Boss file · Snowbloom Palace Building B, Snow-5-A
BISHOP
Moving pieces from the summit of Snowbloom Palace.
Win conditionsurvive 25 wavesLeader in Technology
I move my pieces from the summit of Snowbloom Palace
Lore
BISHOP is the leader of Mechanical Snowfield and the master of Snowbloom Palace. Mechanical Snowfield is highly developed largely because of BISHOP's technology initiatives, and also because of Power Peony. From the outside, it looks like a place full of magic — after all, this is the kingdom of electricity and magnetism.
BISHOP is ruler of the snowfield, leader of technology, admirer of Power Peony, supporter of Wiremoss, calm reasoner, solemn strategist, and pursuer of perfection. That is a lot of titles, but at least it means she is busy.
When you actually fight her, the battle feels more like sitting down for a game of chess. BISHOP uses devices she built, and you respond to each one. Fighting while sitting in a bathtub does seem unusual; still, a flying bathtub may be a very advanced mode of transportation.
Mechanics
Role
Main boss · Chess duel · Conveyor defense
- This is the main story's conveyor boss battle; each wave gives plant cards, but usually only one plant can be planted per wave.
- The first half revolves around chessboard devices. Rook, Bishop, Queen, Pawn, and related mechanisms pressure the field in different ways.
- After wave 16, the battle shifts to Mechanical Snowfield. Planting space becomes limited, and stronger zombies plus moving tiles appear afterward.
- If a key plant is lost or lawn mower count decreases during a wave, that wave does not advance; BISHOP's health and zombie strength stay at the previous wave.
- Survive 25 waves to win. A battle of minds does require thinking twice before moving.
Advanced mechanics
The BISHOP fight rewrites the boss HP bar into chess progress. Each move asks whether the player can leave a continuing formation while using limited conveyor cards, responding to chess devices, and surviving the later field shift. Bad moves stall the duel, so formation quality is part of the win condition.
Valid moves and bad-move judgment
BISHOP's visible HP is closer to remaining moves than to a normal health pool. The main route advances through 25 valid waves. Each move first supplies cards, chess devices, and enemy pressure; only after the field is cleared does the move resolve.
Resolution checks whether the move leaves the formation intact enough. If key plants are lost, a lawn mower is lost, or the board is clearly worse than before, the move is treated as a bad move: BISHOP's progress does not fall, and the next move continues from the previous strength.

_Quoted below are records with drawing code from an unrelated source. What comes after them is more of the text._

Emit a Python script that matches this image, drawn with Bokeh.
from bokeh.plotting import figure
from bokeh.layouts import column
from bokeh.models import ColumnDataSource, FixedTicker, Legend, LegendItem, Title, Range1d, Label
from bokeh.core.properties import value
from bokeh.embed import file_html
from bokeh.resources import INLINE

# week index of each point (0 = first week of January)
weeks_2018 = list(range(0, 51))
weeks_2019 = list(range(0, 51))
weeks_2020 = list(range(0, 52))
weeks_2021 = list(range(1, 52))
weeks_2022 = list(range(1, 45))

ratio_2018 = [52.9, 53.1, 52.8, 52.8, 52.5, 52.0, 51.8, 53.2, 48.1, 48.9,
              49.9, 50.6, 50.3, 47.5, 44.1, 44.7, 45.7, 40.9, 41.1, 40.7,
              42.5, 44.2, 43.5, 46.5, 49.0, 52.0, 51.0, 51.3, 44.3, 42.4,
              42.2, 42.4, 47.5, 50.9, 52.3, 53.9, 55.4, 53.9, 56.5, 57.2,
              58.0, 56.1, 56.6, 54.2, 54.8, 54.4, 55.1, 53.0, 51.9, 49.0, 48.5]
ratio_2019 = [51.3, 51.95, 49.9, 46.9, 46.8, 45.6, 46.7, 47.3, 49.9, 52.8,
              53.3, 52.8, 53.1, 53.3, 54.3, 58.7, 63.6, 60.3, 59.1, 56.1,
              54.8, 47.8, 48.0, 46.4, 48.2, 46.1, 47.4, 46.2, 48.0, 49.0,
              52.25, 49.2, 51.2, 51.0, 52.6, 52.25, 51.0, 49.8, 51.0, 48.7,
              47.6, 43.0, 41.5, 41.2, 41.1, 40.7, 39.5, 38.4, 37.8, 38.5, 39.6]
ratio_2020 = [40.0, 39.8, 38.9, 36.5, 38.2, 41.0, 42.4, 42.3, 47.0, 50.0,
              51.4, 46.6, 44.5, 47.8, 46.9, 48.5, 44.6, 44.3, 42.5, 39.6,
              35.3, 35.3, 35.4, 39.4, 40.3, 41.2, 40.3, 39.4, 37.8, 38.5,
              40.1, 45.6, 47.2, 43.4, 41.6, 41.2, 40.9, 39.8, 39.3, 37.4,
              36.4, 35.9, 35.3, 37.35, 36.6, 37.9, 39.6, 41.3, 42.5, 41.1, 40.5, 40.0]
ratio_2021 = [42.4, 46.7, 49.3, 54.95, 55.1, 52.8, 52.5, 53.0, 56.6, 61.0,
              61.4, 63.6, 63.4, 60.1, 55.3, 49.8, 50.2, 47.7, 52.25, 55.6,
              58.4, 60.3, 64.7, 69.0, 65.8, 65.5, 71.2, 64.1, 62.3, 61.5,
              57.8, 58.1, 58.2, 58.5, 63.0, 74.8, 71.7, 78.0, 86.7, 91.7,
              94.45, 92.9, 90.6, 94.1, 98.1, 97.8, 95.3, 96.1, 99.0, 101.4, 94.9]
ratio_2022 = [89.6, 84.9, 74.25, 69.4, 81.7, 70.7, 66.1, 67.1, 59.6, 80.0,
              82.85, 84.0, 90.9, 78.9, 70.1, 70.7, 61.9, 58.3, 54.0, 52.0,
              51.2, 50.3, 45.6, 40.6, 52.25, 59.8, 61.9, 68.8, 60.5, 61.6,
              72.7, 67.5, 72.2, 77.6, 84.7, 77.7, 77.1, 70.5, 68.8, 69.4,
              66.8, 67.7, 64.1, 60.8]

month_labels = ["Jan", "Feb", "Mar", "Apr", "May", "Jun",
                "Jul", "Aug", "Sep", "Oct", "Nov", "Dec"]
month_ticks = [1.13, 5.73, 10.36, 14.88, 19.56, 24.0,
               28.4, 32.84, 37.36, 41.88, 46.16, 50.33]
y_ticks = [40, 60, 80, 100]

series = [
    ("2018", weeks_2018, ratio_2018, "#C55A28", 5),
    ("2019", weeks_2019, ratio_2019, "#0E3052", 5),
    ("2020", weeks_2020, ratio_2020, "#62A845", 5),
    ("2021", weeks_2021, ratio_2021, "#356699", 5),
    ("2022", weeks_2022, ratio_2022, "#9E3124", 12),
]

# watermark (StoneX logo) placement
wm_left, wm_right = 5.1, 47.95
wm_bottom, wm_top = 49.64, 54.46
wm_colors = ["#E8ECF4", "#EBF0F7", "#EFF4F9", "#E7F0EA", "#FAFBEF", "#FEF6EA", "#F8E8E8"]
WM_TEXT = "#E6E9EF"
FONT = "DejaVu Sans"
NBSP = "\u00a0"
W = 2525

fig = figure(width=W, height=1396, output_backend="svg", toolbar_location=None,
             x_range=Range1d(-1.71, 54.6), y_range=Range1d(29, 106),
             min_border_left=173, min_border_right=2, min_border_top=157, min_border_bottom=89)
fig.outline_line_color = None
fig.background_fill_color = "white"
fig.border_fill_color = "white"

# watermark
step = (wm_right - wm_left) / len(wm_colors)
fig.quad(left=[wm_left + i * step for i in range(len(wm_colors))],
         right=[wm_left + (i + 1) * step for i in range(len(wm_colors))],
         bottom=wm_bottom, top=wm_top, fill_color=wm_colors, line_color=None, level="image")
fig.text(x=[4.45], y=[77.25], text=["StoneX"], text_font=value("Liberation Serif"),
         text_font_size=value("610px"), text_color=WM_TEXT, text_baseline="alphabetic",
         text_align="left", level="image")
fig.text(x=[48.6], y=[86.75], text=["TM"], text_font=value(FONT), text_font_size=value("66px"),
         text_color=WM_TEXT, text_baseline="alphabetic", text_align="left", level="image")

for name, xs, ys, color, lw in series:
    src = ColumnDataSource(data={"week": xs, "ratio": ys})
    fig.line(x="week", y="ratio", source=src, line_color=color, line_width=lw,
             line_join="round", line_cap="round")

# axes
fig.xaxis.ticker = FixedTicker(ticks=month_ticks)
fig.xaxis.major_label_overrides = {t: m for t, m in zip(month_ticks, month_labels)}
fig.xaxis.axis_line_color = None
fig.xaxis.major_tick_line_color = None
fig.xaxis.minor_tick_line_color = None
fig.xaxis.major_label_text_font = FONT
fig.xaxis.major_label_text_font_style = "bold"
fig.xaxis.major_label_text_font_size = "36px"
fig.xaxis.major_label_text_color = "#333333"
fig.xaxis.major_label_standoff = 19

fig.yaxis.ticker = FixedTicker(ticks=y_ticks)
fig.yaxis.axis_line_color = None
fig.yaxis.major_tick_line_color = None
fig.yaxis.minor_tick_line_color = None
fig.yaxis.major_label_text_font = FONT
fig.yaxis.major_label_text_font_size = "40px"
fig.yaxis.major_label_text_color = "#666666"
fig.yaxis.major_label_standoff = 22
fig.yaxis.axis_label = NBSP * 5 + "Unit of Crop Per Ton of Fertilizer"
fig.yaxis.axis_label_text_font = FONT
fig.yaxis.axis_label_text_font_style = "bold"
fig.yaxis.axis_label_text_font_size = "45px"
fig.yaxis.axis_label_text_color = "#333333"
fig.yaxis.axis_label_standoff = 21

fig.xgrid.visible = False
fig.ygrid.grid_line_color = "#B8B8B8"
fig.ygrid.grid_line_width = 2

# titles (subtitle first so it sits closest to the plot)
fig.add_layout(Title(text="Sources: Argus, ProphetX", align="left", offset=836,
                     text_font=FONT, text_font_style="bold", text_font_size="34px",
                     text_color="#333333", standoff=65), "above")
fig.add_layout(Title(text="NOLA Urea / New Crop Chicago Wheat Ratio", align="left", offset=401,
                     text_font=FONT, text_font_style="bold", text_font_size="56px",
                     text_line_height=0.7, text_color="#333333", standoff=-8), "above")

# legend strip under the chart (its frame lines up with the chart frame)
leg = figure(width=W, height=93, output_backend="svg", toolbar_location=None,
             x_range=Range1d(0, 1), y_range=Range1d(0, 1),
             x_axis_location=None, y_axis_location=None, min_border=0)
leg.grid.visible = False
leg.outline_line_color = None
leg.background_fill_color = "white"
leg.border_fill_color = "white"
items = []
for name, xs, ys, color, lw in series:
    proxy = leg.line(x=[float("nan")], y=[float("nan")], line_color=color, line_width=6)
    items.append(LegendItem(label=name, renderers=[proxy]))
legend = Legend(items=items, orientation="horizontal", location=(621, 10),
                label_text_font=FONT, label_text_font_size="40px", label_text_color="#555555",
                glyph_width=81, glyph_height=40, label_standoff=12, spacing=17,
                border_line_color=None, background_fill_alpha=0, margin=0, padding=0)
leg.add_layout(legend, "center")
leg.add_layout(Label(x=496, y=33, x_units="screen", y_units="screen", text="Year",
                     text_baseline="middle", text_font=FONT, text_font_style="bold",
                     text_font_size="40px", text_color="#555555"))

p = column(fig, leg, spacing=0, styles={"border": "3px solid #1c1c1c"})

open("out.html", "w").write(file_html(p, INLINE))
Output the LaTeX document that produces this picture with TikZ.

Conveyor cards and chess pressure
The normal seed bank is replaced by BISHOP's dedicated conveyor. Each move adds a small group of cards as the materials for that move, but those cards are not unlimited resources. The player usually chooses among damage, blocking, repair, and preserving the next move's shape.
The chessboard devices are not one attack. Rook, Bishop, Queen, Pawn, and related mechanisms apply pressure through movement, delay, continuous control, or tile pressure. The real task is turning a limited card group into a formation that clears this move and still carries the next one.
Field shift after move 16
The first half is mostly about solving chess devices on the board. After the 16th valid move, the fight shifts into a Mechanical Snowfield-style field: the earlier chessboard is cleared or rearranged, planting space narrows, and the player can no longer expand as if it were the opening.
Around move 20, moving tiles and stronger enemies further change which cells are safe. The second half is therefore not about filling more area; it is about keeping a small number of key plants on preservable, movable, recoverable tiles while saving emergency cards for sudden breaks.